> [PROVIDED DATA]
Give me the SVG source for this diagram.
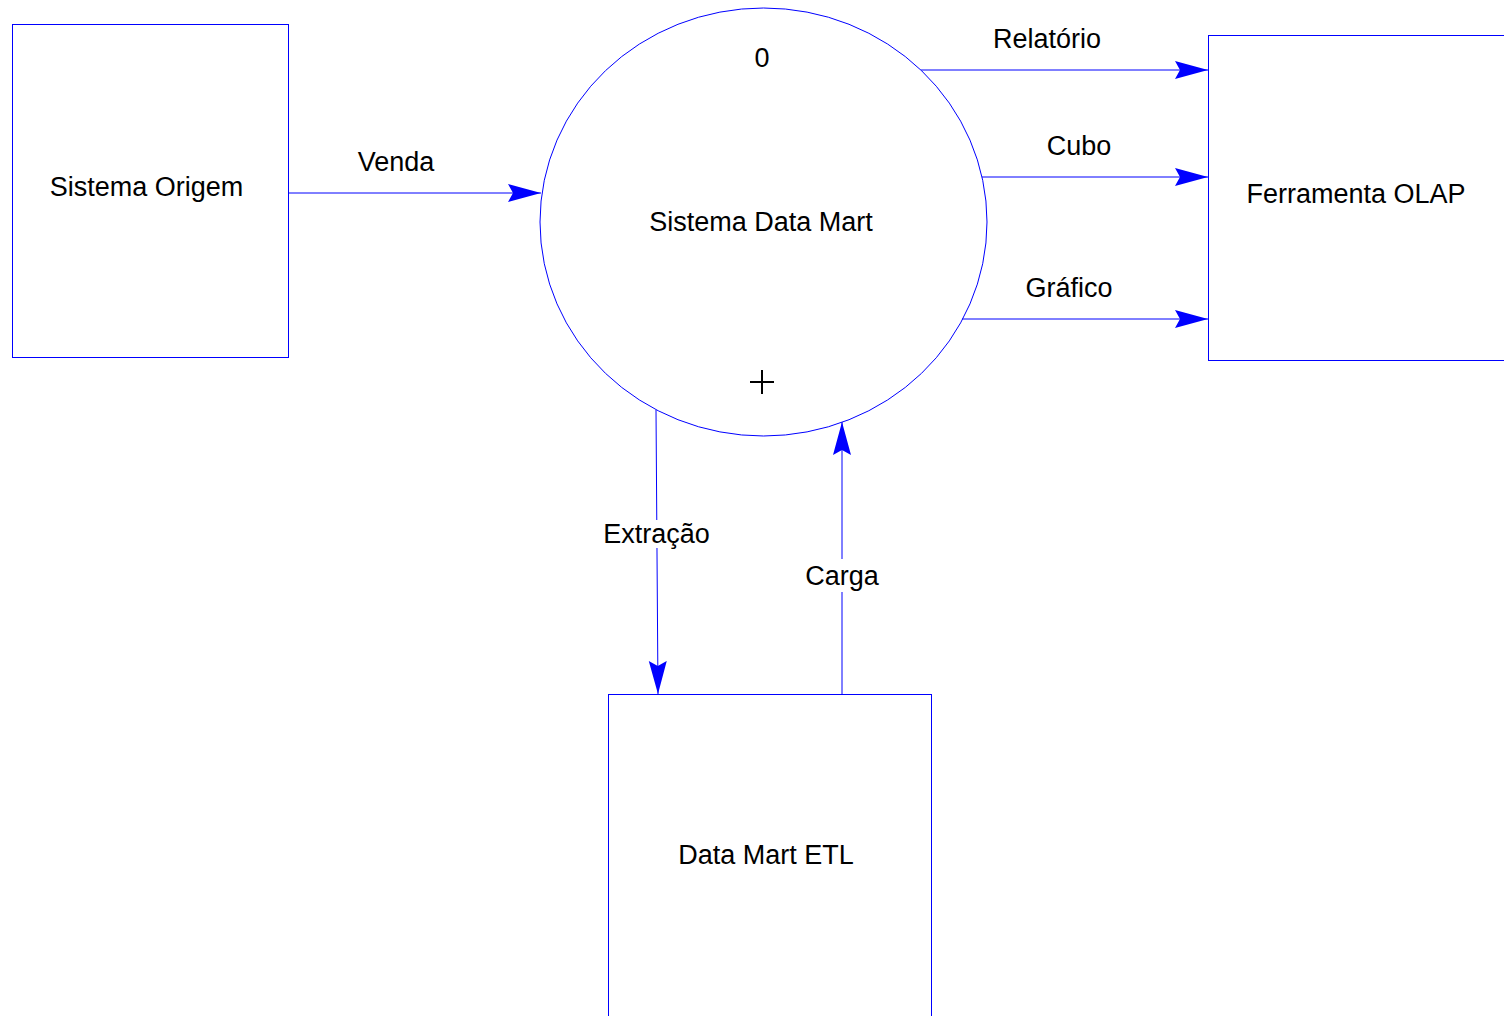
<svg xmlns="http://www.w3.org/2000/svg" width="1504" height="1016" viewBox="0 0 1504 1016">
<style>
.box{fill:#fff;stroke:#0000ff;stroke-width:1}
.ln{fill:none;stroke:#0000ff;stroke-width:1}
.t{font-family:"Liberation Sans",Arial,sans-serif;font-size:27px;fill:#000;text-anchor:middle}
.bg{fill:#fff}
</style>
<defs>
<marker id="ah" markerUnits="userSpaceOnUse" markerWidth="34" markerHeight="20" refX="33" refY="10" orient="auto" viewBox="0 0 34 20">
<path d="M33,10 L0,1 L5,10 L0,19 Z" fill="#0000ff"/>
</marker>
</defs>
<rect width="1504" height="1016" fill="#fff"/>
<g id="connectors">
<line class="ln" x1="288" y1="193" x2="541" y2="193" marker-end="url(#ah)"/>
<line class="ln" x1="921" y1="70" x2="1208" y2="70" marker-end="url(#ah)"/>
<line class="ln" x1="982" y1="177" x2="1208" y2="177" marker-end="url(#ah)"/>
<line class="ln" x1="962" y1="319" x2="1208" y2="319" marker-end="url(#ah)"/>
<line class="ln" x1="656" y1="410" x2="658" y2="694" marker-end="url(#ah)"/>
<line class="ln" x1="842" y1="694" x2="842" y2="422" marker-end="url(#ah)"/>
<text class="t" x="396" y="171">Venda</text>
<text class="t" x="1047" y="48">Relatório</text>
<text class="t" x="1079" y="155">Cubo</text>
<text class="t" x="1069" y="297">Gráfico</text>
<rect class="bg" x="600" y="520" width="112" height="28"/>
<text class="t" x="656.5" y="543">Extração</text>
<rect class="bg" x="802" y="559" width="80" height="33"/>
<text class="t" x="842" y="585">Carga</text>
</g>
<g id="sistema-origem">
<rect class="box" x="12.5" y="24.5" width="276" height="333"/>
<text class="t" x="146.5" y="196">Sistema Origem</text>
</g>
<g id="sistema-data-mart">
<ellipse class="ln" cx="763.5" cy="222" rx="223.5" ry="214"/>
<text class="t" x="762" y="67">0</text>
<text class="t" x="761" y="231">Sistema Data Mart</text>
<path d="M750,382 H774 M762,370 V394" stroke="#000" stroke-width="2" fill="none"/>
</g>
<g id="ferramenta-olap">
<rect class="box" x="1208.5" y="35.5" width="300" height="325"/>
<text class="t" x="1356" y="203">Ferramenta OLAP</text>
</g>
<g id="data-mart-etl">
<rect class="box" x="608.5" y="694.5" width="323" height="340"/>
<text class="t" x="766" y="864">Data Mart ETL</text>
</g>
</svg>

> [PROBLEM] All of the data needs repeating exactly, but the pictures do not.

> [TASK SOLUTION]
Give me the SVG source for this diagram.
<svg xmlns="http://www.w3.org/2000/svg" width="1504" height="1016" viewBox="0 0 1504 1016">
<style>
.box{fill:#fff;stroke:#0000ff;stroke-width:1}
.ln{fill:none;stroke:#0000ff;stroke-width:1}
.t{font-family:"Liberation Sans",Arial,sans-serif;font-size:27px;fill:#000;text-anchor:middle}
.bg{fill:#fff}
</style>
<defs>
<marker id="ah" markerUnits="userSpaceOnUse" markerWidth="34" markerHeight="20" refX="33" refY="10" orient="auto" viewBox="0 0 34 20">
<path d="M33,10 L0,1 L5,10 L0,19 Z" fill="#0000ff"/>
</marker>
</defs>
<rect width="1504" height="1016" fill="#fff"/>
<g id="connectors">
<line class="ln" x1="288" y1="193" x2="541" y2="193" marker-end="url(#ah)"/>
<line class="ln" x1="921" y1="70" x2="1208" y2="70" marker-end="url(#ah)"/>
<line class="ln" x1="982" y1="177" x2="1208" y2="177" marker-end="url(#ah)"/>
<line class="ln" x1="962" y1="319" x2="1208" y2="319" marker-end="url(#ah)"/>
<line class="ln" x1="656" y1="410" x2="658" y2="694" marker-end="url(#ah)"/>
<line class="ln" x1="842" y1="694" x2="842" y2="422" marker-end="url(#ah)"/>
<text class="t" x="396" y="171">Venda</text>
<text class="t" x="1047" y="48">Relatório</text>
<text class="t" x="1079" y="155">Cubo</text>
<text class="t" x="1069" y="297">Gráfico</text>
<rect class="bg" x="600" y="520" width="112" height="28"/>
<text class="t" x="656.5" y="543">Extração</text>
<rect class="bg" x="802" y="559" width="80" height="33"/>
<text class="t" x="842" y="585">Carga</text>
</g>
<g id="sistema-origem">
<rect class="box" x="12.5" y="24.5" width="276" height="333"/>
<text class="t" x="146.5" y="196">Sistema Origem</text>
</g>
<g id="sistema-data-mart">
<ellipse class="ln" cx="763.5" cy="222" rx="223.5" ry="214"/>
<text class="t" x="762" y="67">0</text>
<text class="t" x="761" y="231">Sistema Data Mart</text>
<path d="M750,382 H774 M762,370 V394" stroke="#000" stroke-width="2" fill="none"/>
</g>
<g id="ferramenta-olap">
<rect class="box" x="1208.5" y="35.5" width="300" height="325"/>
<text class="t" x="1356" y="203">Ferramenta OLAP</text>
</g>
<g id="data-mart-etl">
<rect class="box" x="608.5" y="694.5" width="323" height="340"/>
<text class="t" x="766" y="864">Data Mart ETL</text>
</g>
</svg>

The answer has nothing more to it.